To try and put bread on the table, Dan Gillespie from Kilcar, like many fellow teachers, took up a second job. In his case he succeeded in getting work as a news reader with RTE radio.
This was before Raidio na Gaeltachta where each night before the main bulletin at nine o'clock, the news would first be read in Irish at 8.45pm In order to cater for the dialects, there was a cycle of three where it would be Donegal Irish the first night, then Connacht and finally Munster. So Dan was working every third night.
It was a small operation of two where Dan's partner, (I think he was Frank Hegarty from Teelin, but I’d be obliged if someone there might confirm it) would work the teleprinter while Dan translated the pieces of news coming in, and then announce same. In order to get the quota of national and international news they would rely on the teleprinter as well as also listening to other news broadcasts from around the world.
When news would come on the teleprinter it would be accompanied by a code so that the operator could be sure of its authenticity.

The Royal Embargo
The 8th of July 1947 was a quiet news night as Dan described it, when the teleprinter began chattering. Frank Hegarty tore the news off and informed Dan that the engagement of Princess Elizabeth had just been announced by Buckingham Palace.
Dan asked him if he was sure and he said yes that it had the palace code with it so it was authentic. Dan translated it and ran with it as the top news of that bulletin.


Then Princess Elizabeth at the announcement of her engagement to Philip Mountbatten


As soon as they were finished they got a call from the nine o'clock team asking them if they were sure of this information and they confirmed that they had received it by teleprinter. The nine o'clock team also ran with it as their top story and it set off a chain reaction where English newspapers and radio stations began contacting RTE and soon it was being carried around the world.
It made all the earliest editions of the morning newspapers in Britain. But the problem was that the news wasn't to be made public until the following morning at eight o'clock when it was to be announced officially. There was a press embargo on it.
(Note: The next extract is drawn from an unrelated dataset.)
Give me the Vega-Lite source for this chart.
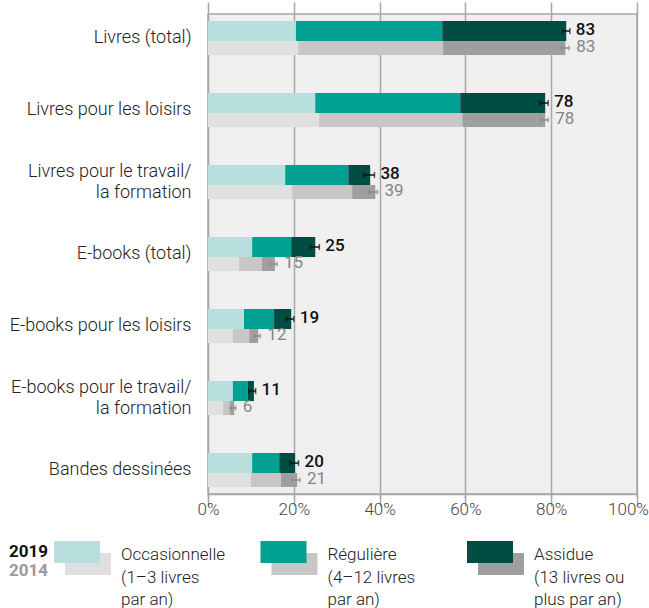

However, the evening before, possibly before signing off, the press officer in Buckingham Palace had sent it to RTE but there was a clear instruction with it stating that it was not to be divulged until after eight o'clock the following morning. But Frank in his excitement had torn the message too early and that instruction had been missed. It appears that he had not done the same for the news outlets in Great Britain and for very obvious reasons!
Ireland had remained neutral during the recent war and it was felt by some that this unseemly haste in announcing the royal engagement had been done deliberately. It led to questions in the Dail but by whom and why was never elaborated on by Dan.
The two ‘In Through’ men were summoned in front of the RTE hierarchy but once they were appraised of the genuine mistake they didn't pursue it any further and so there the matter rested.
When Dan passed away in February of 2001 (I wrote an article here at that time) a letter came from Buckingham passing offering the Queen's condolences.
On a funny note, one of the McNultys, who were Dan’s neighbours in the family home of Cashlings, Kilcar, nabbed him on a visit home and said that although he was a very good newsreader, he didn't know anything about the weather!

Sadly, there are no recordings from those early broadcasts.